The Washington Post covers the conversion of a number of liberal Democrats to support the Iraq supplemental. They say little that's not covered in the post below this one. They do add one piece of information that will become very important:
Defense Secretary Robert M. Gates warned yesterday that if Congress does not pass the supplemental war funding bill by April 15, the Army may have to slow the training of units slated to deploy to Iraq and Afghanistan, or halt the repair of equipment. If the funding is delayed until May, he said, the tours of Army units in Iraq and Afghanistan might have to be extended "because other units are not ready to take their place."
I've said before that in a fight over 'strings' on the supplemental, the White House has the advantage. The President will state a willingness to consider any good ideas, but say that provisions that limit flexibility on the ground in Iraq threaten American lives. (That's not going out on a limb of course, he's already said it). He'll insist that Congress send up the funding needed to protect our men and women in the field.

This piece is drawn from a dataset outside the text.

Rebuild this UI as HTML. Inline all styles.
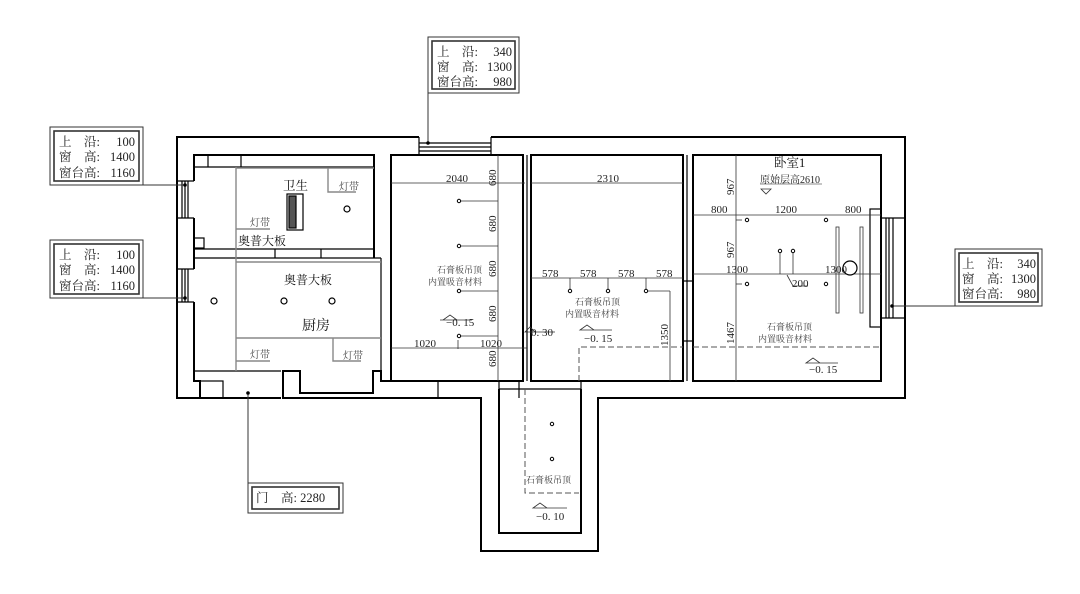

Now Bob Gates has given the deadline. Congress has about a month to send up a supplemental before the administration begins to talk daily about the increased risk American troops are facing because of Congress' failure to act. Assuming that the Iraq supplemental passes the House tomorrow, Harry Reid will need to move promptly to get a stalemate in the Senate that will allow the House Appropriations Committee to go back to work on the real supplemental bill - the one that the President will sign.
So this kabuki has only a few more weeks to run.